Wake Up Call
Monday, January 21, 2013
This morning as I was contemplating getting out of bed and thinking about life and my future and stuff; I realized that it's been almost 10 years since I weighed 150 pounds. There's this thing about nice round numbers - they fascinate our culture. That "decade" figure really stuck out in my head. It's 2013. The last time I weighed 150 was in fall of 2003. It's been almost TEN years. It's been 6.5 years since I first met my hubby, and I weighed somewhere in the low 160s then. It's been almost 3 years since we got married, and I weighed in the low 160's then too. I've been above the low 160s for all the rest of the time I've known my hubby.

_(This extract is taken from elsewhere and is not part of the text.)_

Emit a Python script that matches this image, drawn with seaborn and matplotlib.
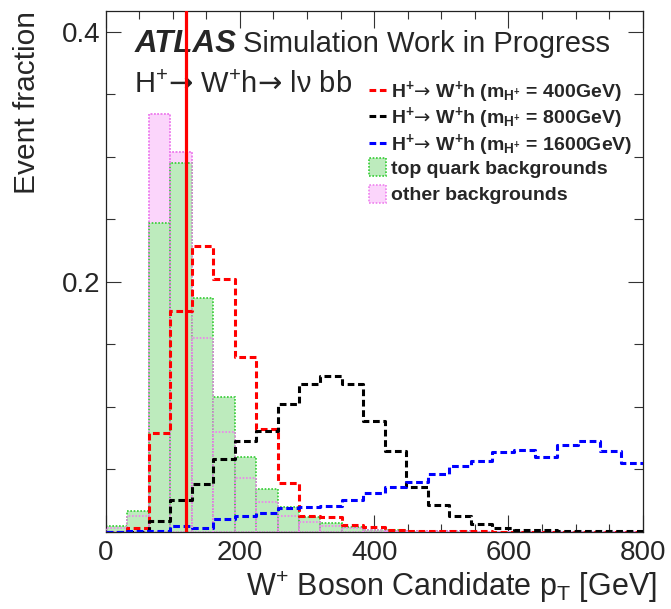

And I haven't weighed 150 in almost a decade. DECADE. It's resounding in my head like a call to action. It's not really a guilt trip, or a how could I let myself get here. I know how - that's no mystery. And if I think back to what I was like then, what I was doing, how I was eating, it's also no mystery how to get back to 150. I moved more then, walking to and from classes on campus and hiking several miles at least one weekend a month. I ate less, only feeding myself and not watching anyone else (like my hubby) eat 2x or 3x what I eat in a sitting. I knew even then what a problem sugar is for me. I'd managed to make myself so sick (eating an entire bag of candy corn) once that I failed my midterm exam in structural geology. So for the following couple of years I was staying away from sugar as much as I could.
I'm sitting here with this growing glow/burn that wants to be back down to 150 by this coming fall - to bring this past decade full circle in terms of my health and weight. So today I continue my efforts toward making myself healthier. But I have renewed motivation, sense of purpose and determination. If I lose a pound a week, I'll get to 150 by my 34th birthday. If I lose it faster, I have TON of super cute t-shirts I can wear all summer. It's been bugging me how many of my favorite non-work clothes are too small for me right now. I suppose it should also bother me that I've kept (some) clothes that I haven't been able to wear in 10 years. But it doesn't bother me that I've kept them. It bothers me that I haven't worn them.
150. A Decade. 150. A Decade. It's a little repeating chant in my head, daring me to do something about it. Daring me to try harder than I've been trying. Reminding me how I felt when I was healthier.
I'm taking that dare. I'm stepping up to the challenge. I'm trying harder. I'm getting healthier. I'm losing weight. I already started this morning. I will get to 150 in 2013.